* _Given records_
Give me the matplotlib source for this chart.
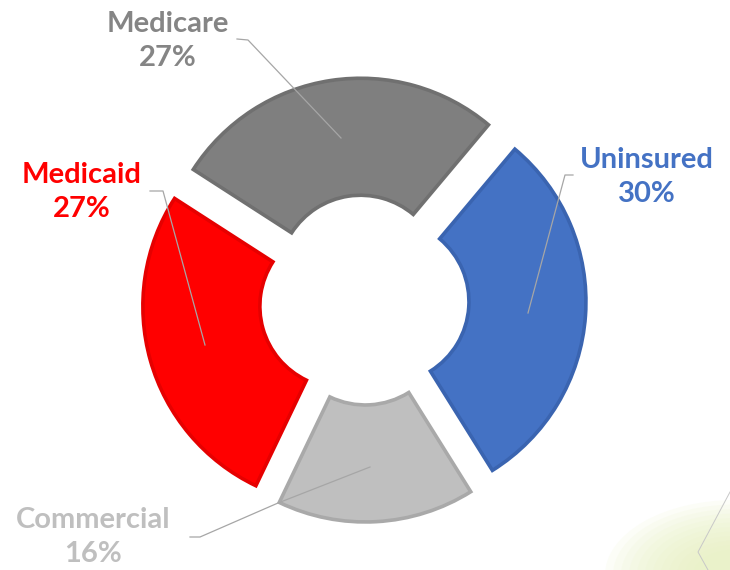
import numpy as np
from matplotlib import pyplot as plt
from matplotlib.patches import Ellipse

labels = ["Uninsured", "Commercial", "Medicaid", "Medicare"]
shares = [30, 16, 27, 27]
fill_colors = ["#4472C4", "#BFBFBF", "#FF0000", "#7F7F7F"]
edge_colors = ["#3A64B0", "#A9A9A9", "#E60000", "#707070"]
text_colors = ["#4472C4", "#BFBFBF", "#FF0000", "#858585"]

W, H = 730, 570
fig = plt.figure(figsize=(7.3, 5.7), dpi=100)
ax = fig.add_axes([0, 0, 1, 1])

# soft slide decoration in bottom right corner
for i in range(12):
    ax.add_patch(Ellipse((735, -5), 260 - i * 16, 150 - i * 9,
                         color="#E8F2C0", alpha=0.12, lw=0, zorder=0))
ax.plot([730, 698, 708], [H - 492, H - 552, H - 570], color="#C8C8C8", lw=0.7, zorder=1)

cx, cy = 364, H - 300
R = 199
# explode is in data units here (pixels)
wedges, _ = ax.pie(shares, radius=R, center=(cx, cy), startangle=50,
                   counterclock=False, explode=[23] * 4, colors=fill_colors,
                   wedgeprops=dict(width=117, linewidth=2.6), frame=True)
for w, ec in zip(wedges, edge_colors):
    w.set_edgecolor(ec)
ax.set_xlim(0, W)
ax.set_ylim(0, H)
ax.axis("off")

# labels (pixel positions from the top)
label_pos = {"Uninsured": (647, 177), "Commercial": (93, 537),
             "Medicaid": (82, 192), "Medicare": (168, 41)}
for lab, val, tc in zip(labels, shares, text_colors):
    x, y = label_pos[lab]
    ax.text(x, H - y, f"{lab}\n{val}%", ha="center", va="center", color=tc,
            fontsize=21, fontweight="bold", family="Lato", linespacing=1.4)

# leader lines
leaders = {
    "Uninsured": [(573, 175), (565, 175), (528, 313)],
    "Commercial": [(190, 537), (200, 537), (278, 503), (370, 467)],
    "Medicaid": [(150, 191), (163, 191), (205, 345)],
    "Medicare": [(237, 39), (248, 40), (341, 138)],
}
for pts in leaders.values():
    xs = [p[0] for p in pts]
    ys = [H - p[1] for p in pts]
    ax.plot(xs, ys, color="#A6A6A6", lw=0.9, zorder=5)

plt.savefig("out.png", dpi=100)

---

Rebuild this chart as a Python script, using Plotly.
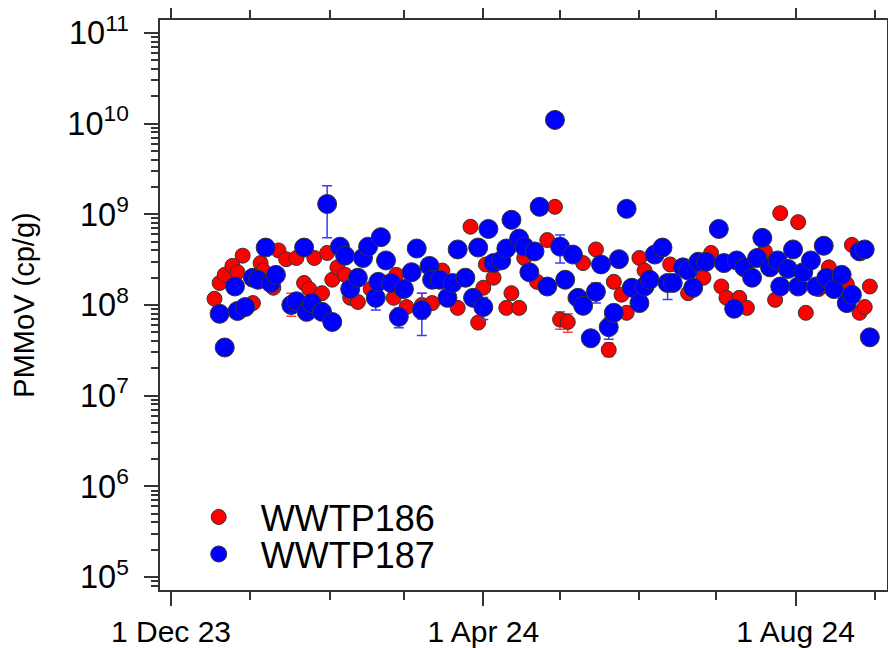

==

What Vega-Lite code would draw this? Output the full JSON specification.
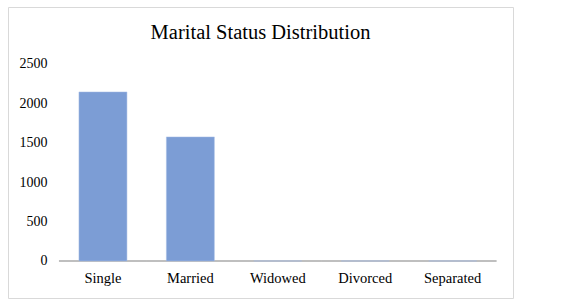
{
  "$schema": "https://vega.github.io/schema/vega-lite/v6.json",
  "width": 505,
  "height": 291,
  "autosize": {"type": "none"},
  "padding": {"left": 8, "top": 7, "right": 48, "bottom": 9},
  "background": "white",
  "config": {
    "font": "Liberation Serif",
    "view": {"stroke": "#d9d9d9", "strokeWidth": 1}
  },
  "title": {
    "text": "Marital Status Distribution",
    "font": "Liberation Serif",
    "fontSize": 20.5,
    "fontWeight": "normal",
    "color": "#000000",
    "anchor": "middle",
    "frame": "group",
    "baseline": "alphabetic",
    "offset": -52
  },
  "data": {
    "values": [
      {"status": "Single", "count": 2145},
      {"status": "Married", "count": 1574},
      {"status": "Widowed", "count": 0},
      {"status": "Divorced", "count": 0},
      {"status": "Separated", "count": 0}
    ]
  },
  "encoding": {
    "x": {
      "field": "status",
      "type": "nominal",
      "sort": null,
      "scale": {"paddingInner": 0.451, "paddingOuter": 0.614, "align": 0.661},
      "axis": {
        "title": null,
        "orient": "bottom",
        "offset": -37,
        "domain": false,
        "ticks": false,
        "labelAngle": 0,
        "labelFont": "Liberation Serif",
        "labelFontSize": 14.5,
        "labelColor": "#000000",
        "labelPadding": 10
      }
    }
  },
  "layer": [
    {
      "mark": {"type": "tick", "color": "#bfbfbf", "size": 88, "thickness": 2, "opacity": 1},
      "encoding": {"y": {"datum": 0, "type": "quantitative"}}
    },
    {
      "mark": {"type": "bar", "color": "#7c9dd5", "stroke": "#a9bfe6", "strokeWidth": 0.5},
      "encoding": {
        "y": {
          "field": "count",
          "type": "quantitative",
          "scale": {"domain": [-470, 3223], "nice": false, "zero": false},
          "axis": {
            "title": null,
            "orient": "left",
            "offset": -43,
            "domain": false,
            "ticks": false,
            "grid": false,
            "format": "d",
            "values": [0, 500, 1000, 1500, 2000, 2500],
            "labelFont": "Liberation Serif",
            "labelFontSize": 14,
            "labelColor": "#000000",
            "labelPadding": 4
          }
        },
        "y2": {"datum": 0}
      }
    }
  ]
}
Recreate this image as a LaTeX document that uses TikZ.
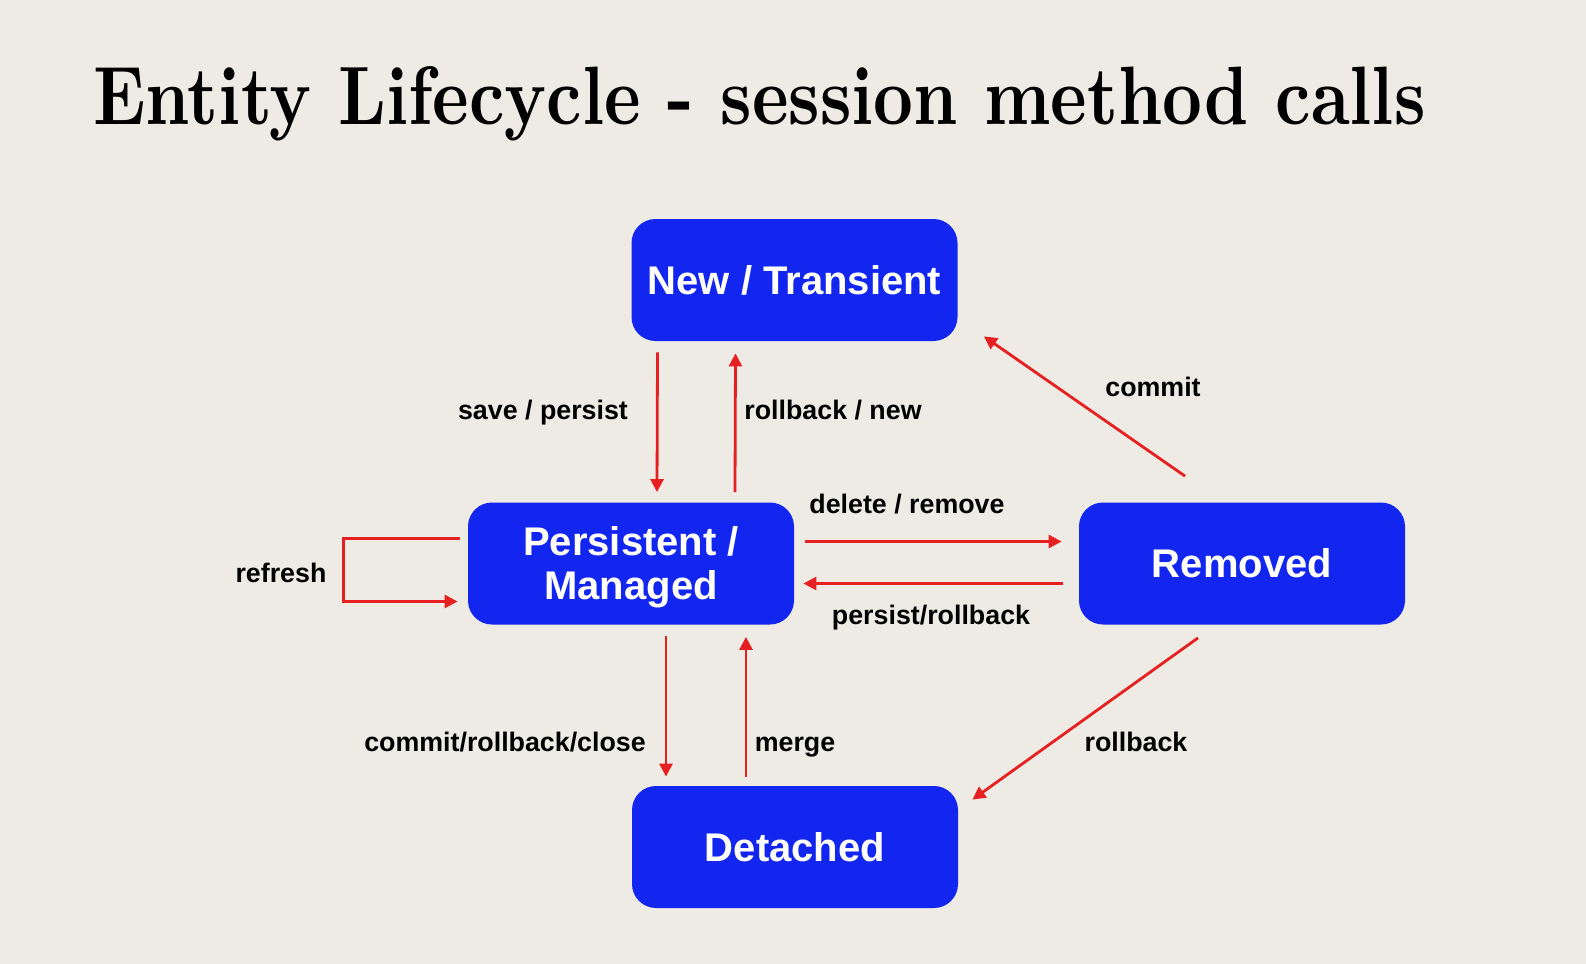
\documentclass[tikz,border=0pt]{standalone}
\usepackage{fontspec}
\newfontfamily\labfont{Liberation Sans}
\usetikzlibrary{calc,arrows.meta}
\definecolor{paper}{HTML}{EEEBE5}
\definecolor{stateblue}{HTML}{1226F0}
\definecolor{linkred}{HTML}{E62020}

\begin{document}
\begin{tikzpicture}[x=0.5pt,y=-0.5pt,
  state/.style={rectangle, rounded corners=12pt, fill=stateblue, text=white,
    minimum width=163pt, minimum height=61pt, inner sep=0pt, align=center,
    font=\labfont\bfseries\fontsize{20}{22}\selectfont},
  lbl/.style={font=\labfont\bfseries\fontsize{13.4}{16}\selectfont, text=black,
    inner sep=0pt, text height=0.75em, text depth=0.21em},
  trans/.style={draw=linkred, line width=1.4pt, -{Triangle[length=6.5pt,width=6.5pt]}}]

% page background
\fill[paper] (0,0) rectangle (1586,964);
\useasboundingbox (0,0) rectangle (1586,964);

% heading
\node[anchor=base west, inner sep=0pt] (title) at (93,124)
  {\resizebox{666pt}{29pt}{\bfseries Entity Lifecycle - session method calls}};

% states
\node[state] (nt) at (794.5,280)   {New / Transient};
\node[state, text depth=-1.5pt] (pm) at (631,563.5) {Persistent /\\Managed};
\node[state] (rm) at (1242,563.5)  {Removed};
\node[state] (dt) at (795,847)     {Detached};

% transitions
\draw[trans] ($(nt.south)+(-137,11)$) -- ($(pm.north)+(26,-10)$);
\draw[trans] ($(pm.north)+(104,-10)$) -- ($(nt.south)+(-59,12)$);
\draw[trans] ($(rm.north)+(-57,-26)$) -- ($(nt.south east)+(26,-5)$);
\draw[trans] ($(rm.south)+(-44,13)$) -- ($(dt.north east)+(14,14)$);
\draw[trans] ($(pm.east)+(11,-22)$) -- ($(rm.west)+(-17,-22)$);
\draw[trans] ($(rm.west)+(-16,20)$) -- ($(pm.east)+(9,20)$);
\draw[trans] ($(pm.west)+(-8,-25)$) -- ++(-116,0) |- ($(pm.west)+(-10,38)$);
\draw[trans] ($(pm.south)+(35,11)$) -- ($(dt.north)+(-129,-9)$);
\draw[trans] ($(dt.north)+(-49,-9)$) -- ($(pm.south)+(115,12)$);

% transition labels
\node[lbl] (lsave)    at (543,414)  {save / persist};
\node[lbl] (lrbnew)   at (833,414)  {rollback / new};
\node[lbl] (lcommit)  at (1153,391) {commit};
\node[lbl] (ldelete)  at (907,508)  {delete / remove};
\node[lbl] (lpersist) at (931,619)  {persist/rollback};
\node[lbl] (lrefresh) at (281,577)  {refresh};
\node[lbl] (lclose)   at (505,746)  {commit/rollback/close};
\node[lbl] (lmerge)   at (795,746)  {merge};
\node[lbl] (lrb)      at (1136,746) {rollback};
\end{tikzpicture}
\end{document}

* _Written problem_
Scan the material above. Extract every line in which the word "this" occurs.

* _Exercise output_
Give me the matplotlib source for this chart.
Rebuild this chart as a Python script, using Plotly.
What Vega-Lite code would draw this? Output the full JSON specification.
Recreate this image as a LaTeX document that uses TikZ.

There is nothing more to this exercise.